»»
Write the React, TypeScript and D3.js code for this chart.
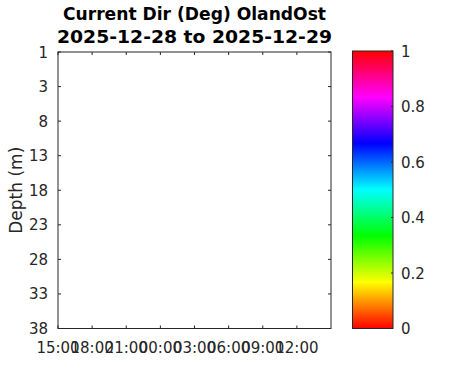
import * as d3 from 'd3';

// chart data (empty current direction field, only axes are shown)
const depths = [1, 3, 8, 13, 18, 23, 28, 33, 38];
const timeStart = new Date(2025, 11, 28, 15, 0);
const timeEnd = new Date(2025, 11, 29, 15, 0);
const timeTickLabels = ['15:00', '18:00', '21:00', '00:00', '03:00', '06:00', '09:00', '12:00'];
const colorTicks = [0, 0.2, 0.4, 0.6, 0.8, 1];
const titleLines = ['Current Dir (Deg) OlandOst', '2025-12-28 to 2025-12-29'];

const W = 471;
const H = 371;
const plot = { left: 58, right: 331, top: 52, bottom: 328.5 };
const cbar = { left: 352.5, right: 393, top: 51, bottom: 328.5 };
const axisColor = '#262626';
const font = 'DejaVu Sans, sans-serif';

export default function App() {
  const x = d3.scaleTime().domain([timeStart, timeEnd]).range([plot.left, plot.right]);
  const y = d3.scalePoint<number>().domain(depths).range([plot.top, plot.bottom]);
  const c = d3.scaleLinear().domain([0, 1]).range([cbar.bottom, cbar.top]);
  const hsv = (t: number) => d3.hsl((t * 360) % 360, 1, 0.5).toString();

  const timeTicks = timeTickLabels.map((_, i) => d3.timeHour.offset(timeStart, i * 3));
  const stops = d3.range(0, 1.0001, 1 / 12);
  const tk = 3;
  const cx = (plot.left + plot.right) / 2;

  return (
    <svg width={W} height={H} style={{ position: 'absolute', left: 0, top: 0, background: '#fff' }}>
      <defs>
        <linearGradient id="hsvGrad" x1="0" y1="1" x2="0" y2="0">
          {stops.map((s) => (
            <stop key={s} offset={s} stopColor={hsv(s)} />
          ))}
        </linearGradient>
      </defs>
      <rect width={W} height={H} fill="#fff" />

      {/* title */}
      <g fontFamily={font} fontWeight="bold" fontSize={18} textAnchor="middle" fill="#000">
        <text x={cx} y={20} textLength={263} lengthAdjust="spacingAndGlyphs">{titleLines[0]}</text>
        <text x={cx} y={42.5} textLength={275} lengthAdjust="spacingAndGlyphs">{titleLines[1]}</text>
      </g>

      {/* plot box */}
      <rect x={plot.left} y={plot.top} width={plot.right - plot.left} height={plot.bottom - plot.top}
        fill="#fff" stroke={axisColor} strokeWidth={1} />

      {/* y axis */}
      <g fontFamily={font} fontSize={15} fill={axisColor} textAnchor="end">
        {depths.map((d) => (
          <g key={d}>
            <line x1={plot.left} x2={plot.left + tk} y1={y(d)} y2={y(d)} stroke={axisColor} />
            <line x1={plot.right} x2={plot.right - tk} y1={y(d)} y2={y(d)} stroke={axisColor} />
            <text x={plot.left - 10} y={(y(d) ?? 0) + 5.5}>{d}</text>
          </g>
        ))}
      </g>
      <text transform={`translate(21.5,${(plot.top + plot.bottom) / 2}) rotate(-90)`} textAnchor="middle"
        fontFamily={font} fontSize={17} fill={axisColor}>Depth (m)</text>

      {/* x axis */}
      <g fontFamily={font} fontSize={15} fill={axisColor} textAnchor="middle">
        {timeTicks.map((t, i) => (
          <g key={i}>
            <line x1={x(t)} x2={x(t)} y1={plot.bottom} y2={plot.bottom - tk} stroke={axisColor} />
            <line x1={x(t)} x2={x(t)} y1={plot.top} y2={plot.top + tk} stroke={axisColor} />
            <text x={x(t)} y={353}>{timeTickLabels[i]}</text>
          </g>
        ))}
      </g>

      {/* colorbar */}
      <rect x={cbar.left} y={cbar.top} width={cbar.right - cbar.left} height={cbar.bottom - cbar.top}
        fill="url(#hsvGrad)" stroke={axisColor} strokeWidth={1} />
      <g fontFamily={font} fontSize={15} fill={axisColor}>
        {colorTicks.map((v) => (
          <g key={v}>
            <line x1={cbar.right} x2={cbar.right - 2} y1={c(v)} y2={c(v)} stroke={axisColor} />
            <text x={cbar.right + 8} y={c(v) + 5.5}>{v}</text>
          </g>
        ))}
      </g>
    </svg>
  );
}
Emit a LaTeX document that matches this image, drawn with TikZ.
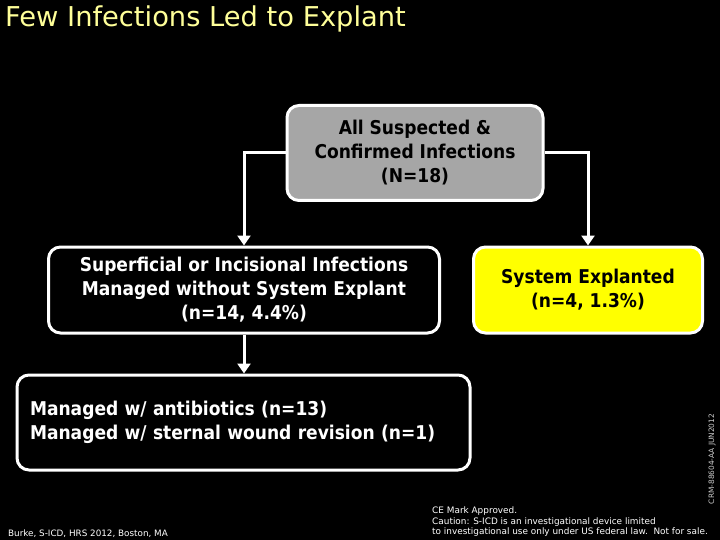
\documentclass[tikz,border=0pt]{standalone}
\usepackage{fontspec}
\setmainfont{DejaVu Sans}
\newfontfamily\boxfont{DejaVu Sans Condensed}[BoldFont={DejaVu Sans Condensed Bold}]
\usetikzlibrary{arrows.meta}
\definecolor{titleyellow}{HTML}{FFFF99}
\definecolor{boxgray}{HTML}{A6A6A6}
\definecolor{explantyellow}{HTML}{FFFF00}

\begin{document}
\begin{tikzpicture}[x=1pt,y=-1pt,
    flowbox/.style={draw=white,line width=3pt,rounded corners=12pt,align=center,
        font=\boxfont\bfseries\fontsize{19}{24}\selectfont},
    flowline/.style={draw=white,line width=3pt,-{Triangle[width=13pt,length=10pt]}},
    smallprint/.style={inner sep=0pt,text=white,align=left}]

% Background
\fill[black] (0,0) rectangle (720,540);
\useasboundingbox (0,0) rectangle (720,540);

% Title
\node[anchor=base west,inner sep=0pt,text=titleyellow,font=\fontsize{27.3}{32}\selectfont] (title) at (5,27) {Few Infections Led to Explant};

% Boxes
\node[flowbox,fill=boxgray,text=black,minimum width=256pt,minimum height=95pt] (all) at (415,153) {All Suspected \&\\Confirmed Infections\\(N=18)};
\node[flowbox,text=white,minimum width=391pt,minimum height=86pt] (sup) at (244,290) {Superficial or Incisional Infections\\Managed without System Explant\\(n=14, 4.4\%)};
\node[flowbox,fill=explantyellow,text=black,minimum width=229pt,minimum height=86pt] (expl) at (588,290) {System Explanted\\(n=4, 1.3\%)};
\node[flowbox,text=white,align=left,text width=427pt,inner xsep=13pt,minimum height=95pt] (mgd) at (243.5,422.5) {Managed w/ antibiotics (n=13)\\Managed w/ sternal wound revision (n=1)};

% Connectors
\draw[flowline] (all.west) -| (sup.north);
\draw[flowline] (all.east) -| (expl.north);
\draw[flowline] (sup.south) -- (mgd.north -| sup.south);

% Footer
\node[smallprint,anchor=base west,font=\fontsize{8.8}{10}\selectfont] (cite) at (8,536) {Burke, S-ICD, HRS 2012, Boston, MA};
\node[smallprint,anchor=north west,font=\fontsize{8.9}{10.5}\selectfont] (caution) at (432,507) {CE Mark Approved.\\Caution: S-ICD is an investigational device limited\\to investigational use only under US federal law.\ \ Not for sale.};
\node[rotate=90,inner sep=0pt,text=white!80!black,font=\fontsize{7.4}{8}\selectfont] (crm) at (712,459) {CRM-88604-AA JUN2012};

\end{tikzpicture}
\end{document}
««
# EXERCISE
Only the lines from the start of the records through the line containing "const hsv = (t: number)" should be repeated, word for word, with the pictures left out.

# FULL SOLUTION
Write the React, TypeScript and D3.js code for this chart.
import * as d3 from 'd3';

// chart data (empty current direction field, only axes are shown)
const depths = [1, 3, 8, 13, 18, 23, 28, 33, 38];
const timeStart = new Date(2025, 11, 28, 15, 0);
const timeEnd = new Date(2025, 11, 29, 15, 0);
const timeTickLabels = ['15:00', '18:00', '21:00', '00:00', '03:00', '06:00', '09:00', '12:00'];
const colorTicks = [0, 0.2, 0.4, 0.6, 0.8, 1];
const titleLines = ['Current Dir (Deg) OlandOst', '2025-12-28 to 2025-12-29'];

const W = 471;
const H = 371;
const plot = { left: 58, right: 331, top: 52, bottom: 328.5 };
const cbar = { left: 352.5, right: 393, top: 51, bottom: 328.5 };
const axisColor = '#262626';
const font = 'DejaVu Sans, sans-serif';

export default function App() {
  const x = d3.scaleTime().domain([timeStart, timeEnd]).range([plot.left, plot.right]);
  const y = d3.scalePoint<number>().domain(depths).range([plot.top, plot.bottom]);
  const c = d3.scaleLinear().domain([0, 1]).range([cbar.bottom, cbar.top]);
  const hsv = (t: number) => d3.hsl((t * 360) % 360, 1, 0.5).toString();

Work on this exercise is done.